Fonte foto: commons wikimedia

Condannati a 22 e a 20 anni di reclusione per associazione per delinquere finalizzata al disastro ambientale, avvelenamento di sostanze alimentari e omissione dolosa di cautele sui luoghi di lavoro. Questa la sentenza emessa nei confronti degli ex proprietari ed amministratori dell’Ilva di Taranto, Fabio e Nicola Riva.
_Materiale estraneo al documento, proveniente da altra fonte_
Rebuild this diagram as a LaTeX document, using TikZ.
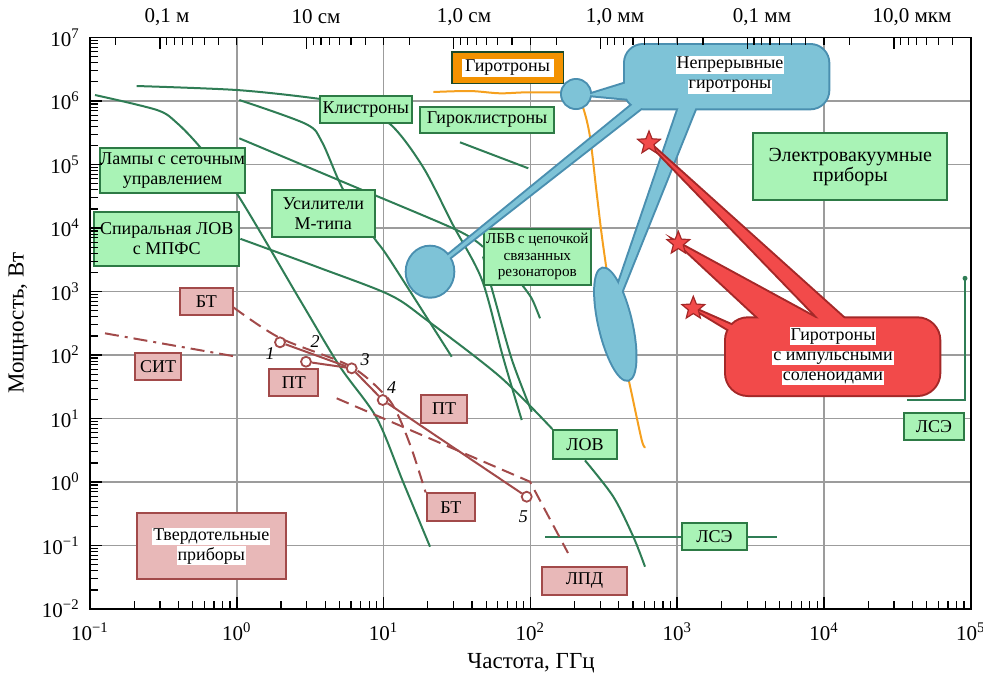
\documentclass[tikz,border=0pt]{standalone}
\usepackage{fontspec}
\setmainfont{Liberation Serif}
\usetikzlibrary{shapes.geometric}

\pgfdeclarelayer{back}
\pgfsetlayers{back,main}

\definecolor{gline}{HTML}{2F7D55}
\definecolor{gedge}{HTML}{2D7A45}
\definecolor{gfill}{HTML}{A9F3B6}
\definecolor{pline}{HTML}{A24A4A}
\definecolor{pfill}{HTML}{E8B8B8}
\definecolor{cwfill}{HTML}{7EC3D7}
\definecolor{cwedge}{HTML}{4A8FB0}
\definecolor{puls}{HTML}{F24A4A}
\definecolor{pulsedge}{HTML}{A42828}
\definecolor{orng}{HTML}{F5A01E}
\definecolor{gyrobg}{HTML}{F39200}
\definecolor{gridc}{HTML}{9C9C9C}

\newcommand{\wbg}[1]{{\setlength{\fboxsep}{0.5pt}\colorbox{white}{#1}}}

\tikzset{
  lbl/.style={font=\fontsize{9}{10}\selectfont, align=center, inner sep=0pt, line width=1pt},
  gbox/.style={lbl, draw=gedge, fill=gfill},
  pbox/.style={lbl, draw=pline, fill=pfill},
  gcurve/.style={draw=gline, line width=1pt},
  ocurve/.style={draw=orng, line width=1pt},
  pcurve/.style={draw=pline, line width=1pt},
  pdash/.style={pcurve, dash pattern=on 6.5pt off 3.5pt},
  pdashdot/.style={pcurve, dash pattern=on 7pt off 3pt on 1.5pt off 3pt},
  ptnode/.style={circle, draw=pline, fill=white, line width=0.9pt, minimum size=5pt, inner sep=0pt},
  ptlabel/.style={font=\fontsize{9}{10}\selectfont\itshape, inner sep=0.5pt},
  starnode/.style={star, star points=5, star point ratio=2.3, draw=pulsedge, fill=puls, line width=0.6pt, minimum size=12pt, inner sep=0pt},
  cwdraw/.style={draw=cwedge, line width=2pt},
  cwpaint/.style={fill=cwfill},
  rdraw/.style={draw=pulsedge, line width=2pt},
  rpaint/.style={fill=puls},
  tlabel/.style={font=\fontsize{10.5}{12}\selectfont, inner sep=1pt},
  atitle/.style={font=\fontsize{11.5}{13}\selectfont, inner sep=1pt},
}

\begin{document}
\begin{tikzpicture}[x=0.5pt, y=-0.5pt]
\useasboundingbox (0,0) rectangle (983,677);

% electron tubes
\node[gbox, minimum width=70.8pt, minimum height=22.2pt] (lamps) at (172.5,170.5) {Лампы с сеточным\\управлением};
\node[gbox, minimum width=51.7pt, minimum height=23.3pt] (mtype) at (323.3,213.3) {Усилители\\М-типа};
\node[gbox, minimum width=45.8pt, minimum height=13.7pt] (klys) at (365.8,109.7) {Клистроны};
\node[gbox, minimum width=67pt, minimum height=13pt] (gklys) at (487,119.7) {Гироклистроны};
\node[gbox, minimum width=72.7pt, minimum height=27.2pt] (spir) at (166.7,238.8) {Спиральная ЛОВ\\с МПФС};
\node[gbox, font=\fontsize{7.6}{8.4}\selectfont, minimum width=53.3pt, minimum height=28pt] (lbv) at (537.3,256.5) {ЛБВ\,с цепочкой\\связанных\\резонаторов};
\node[gbox, font=\fontsize{10}{10}\selectfont, minimum width=97pt, minimum height=33.3pt] (evac) at (850.3,166.7) {Электровакуумные\\приборы};
\node[gbox, minimum width=31.7pt, minimum height=14.7pt] (lov) at (585,444.7) {ЛОВ};
\node[gbox, minimum width=30pt, minimum height=13.7pt] (fel1) at (934,426.3) {ЛСЭ};
\node[gbox, minimum width=32.2pt, minimum height=13.7pt] (fel2) at (714.5,536.3) {ЛСЭ};
\node[draw=gedge!60!black, fill=gyrobg, line width=0.8pt, minimum width=55.8pt, minimum height=15.8pt, inner sep=0pt] (gyro) at (507.5,67.5) {};
\node[lbl, fill=white, minimum width=46pt, minimum height=9pt] (gyrotxt) at (gyro) {Гиротроны};

% solid state
\node[pbox, minimum width=26.3pt, minimum height=13.3pt] (bt1) at (206.3,301.7) {БТ};
\node[pbox, minimum width=23pt, minimum height=13.7pt] (sit) at (158,366.3) {СИТ};
\node[pbox, minimum width=24.5pt, minimum height=13.3pt] (pt1) at (293.8,382.7) {ПТ};
\node[pbox, minimum width=23.3pt, minimum height=13.8pt] (pt2) at (444,408.8) {ПТ};
\node[pbox, minimum width=24.2pt, minimum height=13.8pt] (bt2) at (450.8,507.2) {БТ};
\node[pbox, minimum width=42.2pt, minimum height=14.2pt] (lpd) at (584.5,580.8) {ЛПД};
\node[pbox, minimum width=74.7pt, minimum height=33pt] (solid) at (211.3,546.3) {\wbg{Твердотельные}\\\wbg{приборы}};

\node[ptnode] (p1) at (280,342.3) {};
\node[ptnode] (p2) at (306,361.7) {};
\node[ptnode] (p3) at (351.7,368.3) {};
\node[ptnode] (p4) at (382.7,400) {};
\node[ptnode] (p5) at (526.7,496.7) {};
\node[ptlabel] (n1) at (270,353.3) {1};
\node[ptlabel] (n2) at (315,341.7) {2};
\node[ptlabel] (n3) at (365,360) {3};
\node[ptlabel] (n4) at (391.7,387.3) {4};
\node[ptlabel] (n5) at (523.3,516.7) {5};

% continuous gyrotrons
\foreach \op in {cwdraw,cwpaint} {
  \path[\op, rounded corners=9pt] (625,45) rectangle (828.3,108.3);
  \path[\op] (630,82) -- (630,99) -- (588,95) -- cycle;
  \path[\op] (637,101) -- (645,105) -- (448,259) -- (446,257) -- cycle;
  \path[\op] (680,104) -- (697,104) -- (619.8,296) -- (614.5,296) -- cycle;
  \path[\op] (576,94) circle [radius=14];
  \path[\op] (430,271.7) ellipse [x radius=23.3, y radius=25];
  \path[\op] (615.3,324.2) ellipse [x radius=57, y radius=16, rotate=-77];
}
\node[lbl] (cwtext) at (730,75) {\wbg{Непрерывные}\\\wbg{гиротроны}};

% pulsed gyrotrons
\coordinate (s1) at (649,143);
\coordinate (s2) at (678.3,243.3);
\coordinate (s3) at (693.3,308.3);
\foreach \op in {rdraw,rpaint} {
  \path[\op, rounded corners=11pt] (726,318.3) rectangle (939.3,395);
  \path[\op] (s1) -- (822,322) -- (848,322) -- cycle;
  \path[\op] (s2) -- (763,322) -- (823,322) -- cycle;
  \path[\op] (s3) -- (738,328) -- (736,334) -- cycle;
}
\node[starnode] (star1) at (s1) {};
\node[starnode] (star2) at (s2) {};
\node[starnode] (star3) at (s3) {};
\node[lbl] (pulstext) at (833,356) {\wbg{Гиротроны}\\\wbg{с импульсными}\\\wbg{соленоидами}};

% axes
\draw[line width=0.75pt] (90,37.5) rectangle (970.8,609);
\foreach \dd in {0,...,5}
  \foreach \kk in {2,...,9}
    \draw[line width=0.6pt] ({90+146.8*(\dd+log10(\kk))},609) -- ++(0,-8);
\foreach \dd in {0,...,6}
  \draw[line width=0.75pt] ({90+146.8*\dd},609) -- ++(0,-12);
\foreach \dd in {0,...,8}
  \foreach \kk in {2,...,9}
    \draw[line width=0.6pt] (90,{609-63.5*(\dd+log10(\kk))}) -- ++(8,0);
\foreach \dd in {0,...,9}
  \draw[line width=0.75pt] (90,{609-63.5*\dd}) -- ++(12,0);
\begin{scope}
  \clip (91,30) rectangle (970,60);
  \foreach \mm in {0,...,6}
    \foreach \kk in {1,...,9} {
      \pgfmathsetmacro{\tx}{90+146.8*(1+log10(0.3)+\mm-log10(\kk))}
      \pgfmathsetmacro{\tl}{ifthenelse(\kk==1,11,7)}
      \draw[line width=0.6pt] (\tx,37.5) -- ++(0,\tl);
    }
\end{scope}

\foreach \dd/\ee in {0/−1,1/0,2/1,3/2,4/3,5/4,6/5}
  \node[tlabel, anchor=base] (xl\dd) at ({90+146.8*\dd},640) {10\textsuperscript{\ee}};
\foreach \dd/\ee in {0/−2,1/−1,2/0,3/1,4/2,5/3,6/4,7/5,8/6,9/7}
  \node[tlabel, anchor=east] (yl\dd) at (82,{609-63.5*\dd}) {10\textsuperscript{\ee}};

\node[tlabel] (w1) at (167,17) {0,1 м};
\node[tlabel] (w2) at (316,17) {10 см};
\node[tlabel] (w3) at (464,17) {1,0 см};
\node[tlabel] (w4) at (615,17) {1,0 мм};
\node[tlabel] (w5) at (762,17) {0,1 мм};
\node[tlabel] (w6) at (912,17) {10,0 мкм};

\node[atitle] (xt) at (531,663) {Частота, ГГц};
\node[atitle, rotate=90] (yt) at (18.5,323) {Мощность, Вт};

\begin{pgfonlayer}{back}
  % grid
  \foreach \dd in {1,...,5}
    \draw[gridc, line width=0.75pt] ({90+146.8*\dd},37.5) -- ({90+146.8*\dd},609);
  \foreach \dd in {1,...,8}
    \draw[gridc, line width=0.75pt] (90,{609-63.5*\dd}) -- (970.8,{609-63.5*\dd});

  % tube curves
  \draw[gcurve] plot[smooth] coordinates {(95,95) (157,110) (177,123) (200,147) (236.7,193.3) (300,300) (340,366.7) (376.7,418) (403,481.7) (430,546.7)};
  \draw[gcurve] plot[smooth] coordinates {(136.7,86) (236.7,90) (313,98) (350,105) (390,124) (423,167) (453,225) (482,280) (503,357) (521.7,420)};
  \draw[gcurve] plot[smooth, tension=0.5] coordinates {(239.3,100) (306,124) (322,142) (343.3,190) (373.3,236.7) (390,260) (451.7,356.7)};
  \draw[gcurve] plot[smooth] coordinates {(239.3,138.3) (348,184) (456.7,230) (lbv.170)};
  \draw[gcurve] plot[smooth] coordinates {(spir.east) (320,268) (390,295) (426.7,320) (500,376.7) (lov.north west)};
  \draw[gcurve] (460,142.3) -- (528.3,168.3);
  \draw[gcurve] plot[smooth] coordinates {(lbv.243) (532,299) (540,318.3)};
  \draw[gcurve] plot[smooth] coordinates {(lbv.west) (495,300) (512,360) (531.7,411.7)};
  \draw[gcurve] plot[smooth] coordinates {(lov.south) (613.3,496.7) (633.3,536.7) (645,566.7)};
  \draw[gcurve] (545,537.3) -- (776.7,537.3);
  \fill[gline] (965,278.3) circle [radius=2.5];
  \draw[gcurve] (965,278.3) -- (965,400) -- (906.7,400);

  % gyrotron curve
  \draw[ocurve] plot[smooth] coordinates {(433.3,92) (470,91) (500,93.3) (530,92.3) (576,94) (583.3,108.3) (590,136.7) (596.7,193.3) (603.3,246.7) (615,323) (628.3,378.3) (641.7,440) (645.5,447)};

  % solid state curves
  \draw[pdashdot] (105,333.3) -- (236.7,356.7);
  \draw[pdash] plot[smooth] coordinates {(bt1.-12) (280,338) (350,366) (385,395) (398,415) (412,450) (bt2.north west)};
  \draw[pdash] (336.7,398.3) -- (530,481.7) -- (568,553);
  \draw[pcurve] (p1) -- (p3);
  \draw[pcurve] (p2) -- (p3);
  \draw[pcurve] (p3) -- (p4) -- (p5);
\end{pgfonlayer}
\end{tikzpicture}
\end{document}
Dopo 5 anni si è concluso il processo “Ambiente svenduto” presso la Corte d’Assise di Taranto. In tutto erano 47 gli imputati. Al termine del giudizio di primo grado, sentenza di condanna è stata emessa anche per l’ex presidente della Regione Puglia, Nichi Vendola. A 3 anni e mezzo di reclusione. Vendola era imputato per concussione aggravata in concorso. Secondo l’accusa, da presidente della Regione avrebbe esercitato pressioni sul direttore generale dell’epoca di Arpa Puglia per modificare i valori sulle emissioni nocive prodotte dall’acciaieria.
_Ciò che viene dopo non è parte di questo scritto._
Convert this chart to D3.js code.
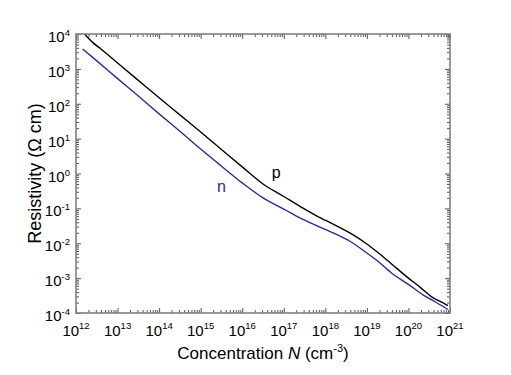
<!DOCTYPE html>
<meta charset="utf-8">
<style>
  body { margin: 0; background: #fff; }
  text { font-family: Arial, "Liberation Sans", sans-serif; }
</style>
<body>
<script src="https://d3js.org/d3.v7.min.js"></script>
<script>

// p-type (black) : log10 of concentration and of resistivity
var pConcExp = [12.22, 12.4, 12.6, 13.0, 13.5, 14.0, 14.5, 15.0, 15.5, 16.0, 16.5, 17.0,
                17.4, 17.8, 18.2, 18.6, 19.0, 19.25, 19.6, 20.0, 20.3, 20.55, 20.8, 20.95];
var pRhoExp  = [3.98, 3.76, 3.57, 3.17, 2.67, 2.17, 1.68, 1.19, 0.69, 0.19, -0.30, -0.66,
                -0.95, -1.22, -1.46, -1.71, -2.02, -2.25, -2.60, -3.00, -3.28, -3.53, -3.69, -3.79];

// n-type (blue)
var nConcExp = [12.16, 12.5, 13.0, 13.5, 14.0, 14.5, 15.0, 15.5, 16.0, 16.5, 17.0,
                17.4, 17.8, 18.2, 18.6, 19.0, 19.25, 19.6, 20.0, 20.35, 20.7, 20.95];
var nRhoExp  = [3.57, 3.23, 2.72, 2.22, 1.71, 1.21, 0.70, 0.21, -0.27, -0.70, -1.02,
                -1.28, -1.50, -1.71, -1.95, -2.28, -2.50, -2.86, -3.18, -3.48, -3.72, -3.90];

var xTickExp = [12, 13, 14, 15, 16, 17, 18, 19, 20, 21];
var yTickExp = [-4, -3, -2, -1, 0, 1, 2, 3, 4];

var W = 511, H = 375;
var margin = {top: 34, right: 61, bottom: 62, left: 76};
var width = W - margin.left - margin.right,
    height = H - margin.top - margin.bottom;

var x = d3.scaleLog().domain([1e12, 1e21]).range([0, width]);
var y = d3.scaleLog().domain([1e-4, 1e4]).range([height, 0]);

var svg = d3.select("body").append("svg")
    .attr("width", W)
    .attr("height", H);

svg.append("rect").attr("width", W).attr("height", H).attr("fill", "#fff");

var g = svg.append("g")
    .attr("transform", "translate(" + margin.left + "," + margin.top + ")");

function minors(exps) {
  var out = [];
  for (var i = 0; i < exps.length - 1; i++)
    for (var k = 2; k <= 9; k++) out.push(k * Math.pow(10, exps[i]));
  return out;
}
var xMajor = xTickExp.map(function(e){ return Math.pow(10, e); });
var yMajor = yTickExp.map(function(e){ return Math.pow(10, e); });
var xMinor = minors(xTickExp), yMinor = minors(yTickExp);

var tickCol = "#555";
function axisGroup(axis, tr) {
  var a = g.append("g").attr("transform", tr).call(axis);
  a.select(".domain").remove();
  a.selectAll("line").attr("stroke", tickCol).attr("stroke-width", 1);
  return a;
}
// major + minor ticks, pointing inwards on all four sides
axisGroup(d3.axisBottom(x).tickValues(xMajor).tickSize(-5).tickSizeOuter(0).tickFormat(""), "translate(0," + height + ")");
axisGroup(d3.axisBottom(x).tickValues(xMinor).tickSize(-3).tickSizeOuter(0).tickFormat(""), "translate(0," + height + ")");
axisGroup(d3.axisTop(x).tickValues(xMajor).tickSize(-5).tickSizeOuter(0).tickFormat(""), "translate(0,0)");
axisGroup(d3.axisTop(x).tickValues(xMinor).tickSize(-3).tickSizeOuter(0).tickFormat(""), "translate(0,0)");
axisGroup(d3.axisLeft(y).tickValues(yMajor).tickSize(-5).tickSizeOuter(0).tickFormat(""), "translate(0,0)");
axisGroup(d3.axisLeft(y).tickValues(yMinor).tickSize(-3).tickSizeOuter(0).tickFormat(""), "translate(0,0)");
axisGroup(d3.axisRight(y).tickValues(yMajor).tickSize(-5).tickSizeOuter(0).tickFormat(""), "translate(" + width + ",0)");
axisGroup(d3.axisRight(y).tickValues(yMinor).tickSize(-3).tickSizeOuter(0).tickFormat(""), "translate(" + width + ",0)");

// frame
g.append("rect")
  .attr("width", width).attr("height", height)
  .attr("fill", "none").attr("stroke", "#808080").attr("stroke-width", 1.6);

// tick labels
var xl = g.selectAll(".xl").data(xTickExp).enter().append("text")
  .attr("class", "xl")
  .attr("x", function(d){ return x(Math.pow(10, d)); })
  .attr("y", height + 23)
  .attr("text-anchor", "middle")
  .attr("font-size", 15);
xl.append("tspan").text("10");
xl.append("tspan").attr("dy", -7).attr("font-size", 9.5).text(function(d){ return d; });

var yl = g.selectAll(".yl").data(yTickExp).enter().append("text")
  .attr("class", "yl")
  .attr("x", -6)
  .attr("y", function(d){ return y(Math.pow(10, d)) + 8; })
  .attr("text-anchor", "end")
  .attr("font-size", 15);
yl.append("tspan").text("10");
yl.append("tspan").attr("dy", -6).attr("font-size", 9.5).text(function(d){ return d; });

// curves
var line = d3.line()
  .x(function(d){ return x(Math.pow(10, d[0])); })
  .y(function(d){ return y(Math.pow(10, d[1])); })
  .curve(d3.curveMonotoneX);

g.append("path")
  .datum(d3.zip(pConcExp, pRhoExp))
  .attr("d", line)
  .attr("fill", "none").attr("stroke", "#000").attr("stroke-width", 1.4);

g.append("path")
  .datum(d3.zip(nConcExp, nRhoExp))
  .attr("d", line)
  .attr("fill", "none").attr("stroke", "#2a2aa0").attr("stroke-width", 1.4);

// curve labels
g.append("text")
  .attr("x", x(Math.pow(10, 16.82))).attr("y", y(Math.pow(10, -0.13)))
  .attr("text-anchor", "middle").attr("font-size", 16).attr("fill", "#000")
  .text("p");
g.append("text")
  .attr("x", x(Math.pow(10, 15.5))).attr("y", y(Math.pow(10, -0.52)))
  .attr("text-anchor", "middle").attr("font-size", 16).attr("fill", "#2a2aa0")
  .text("n");

// axis titles
var xt = svg.append("text")
  .attr("x", margin.left + width / 2)
  .attr("y", 359)
  .attr("text-anchor", "middle")
  .attr("font-size", 17);
xt.append("tspan").text("Concentration ");
xt.append("tspan").attr("font-style", "italic").text("N");
xt.append("tspan").text(" (cm");
xt.append("tspan").attr("dy", -7).attr("font-size", 11).text("-3");
xt.append("tspan").attr("dy", 7).text(")");

svg.append("text")
  .attr("transform", "translate(41," + (margin.top + height / 2) + ") rotate(-90)")
  .attr("text-anchor", "middle")
  .attr("font-size", 18)
  .text("Resistivity (\u03a9 cm)");

</script>
</body>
“Mi ribello ad una giustizia che calpesta la verità. È come vivere in un mondo capovolto, dove chi ha operato per il bene di Taranto viene condannato senza l’ombra di una prova. Una mostruosità giuridica avallata da una giuria popolare colpisce noi, quelli che dai Riva non hanno preso mai un soldo, che hanno scoperchiato la fabbrica, che hanno imposto leggi all’avanguardia contro i veleni industriali. Appelleremo questa sentenza, anche perché essa rappresenta l’ennesima prova di una giustizia profondamente malata”, è la reazione di Vendola riportata dal Corriere della Sera. Per l’ex presidente della Regione, “i giudici hanno commesso un grave delitto contro la verità e contro la storia, hanno umiliato persone che hanno dedicato l’intera vita a battersi per la giustizia e la legalità, hanno offerto a Taranto non dei colpevoli ma degli agnelli sacrificali”. “Noi non fummo i complici dell’Ilva – si difende -, fummo coloro che ruppero un lungo silenzio e una diffusa complicità con quella azienda. Ho taciuto per quasi 10 anni — conclude Vendola — difendendomi solo nelle aule di giustizia, ora non starò più zitto. Questa condanna per me e per uno scienziato come Assennato è una vergogna. Io combatterò contro questa carneficina del diritto e della verità”.

Condanna è arrivata anche per l’ex consulente della procura, Lorenzo Liberti, per il quale sono stati disposti 15 anni di reclusione con l’accusa di aver accettato una tangente di 10mila euro per modificare una perizia, e per l’ex presidente della Provincia di Taranto, Gianni Florido, al quale sono andati 3 anni di carcere con l’accusa di aver fatto pressione sui dirigenti della sua amministrazione perché concedessero l’autorizzazione all’Ilva per l’utilizzo della discarica “Mater Gratiae” per rifiuti speciali. Giorgio Assennato è stato invece condannato a 2 anni per favoreggiamento.

Condannati anche l’ex direttore dell’Ilva, attualmente direttore di Acciaierie d’Italia, Adolfo Buffo, a 4 anni di carcere. Per il responsabile delle relazioni istituzionali dei Riva, Girolamo Archinà, la condanna è a 21 anni e 6 mesi di reclusione, e per l’allora direttore dello stabilimento, Luigi Capogrosso, di 21 anni.

La Corte d’Assise di Taranto ha anche disposto la confisca degli impianti dell’area a caldo dell’ex Ilva di Taranto, che potrà diventare operativa solo con giudizio definitivo della Cassazione. Per ora, quindi, gli impianti di Taranto restano sequestrati ma gli attuali gestori della fabbrica potranno continuare ad utilizzarli.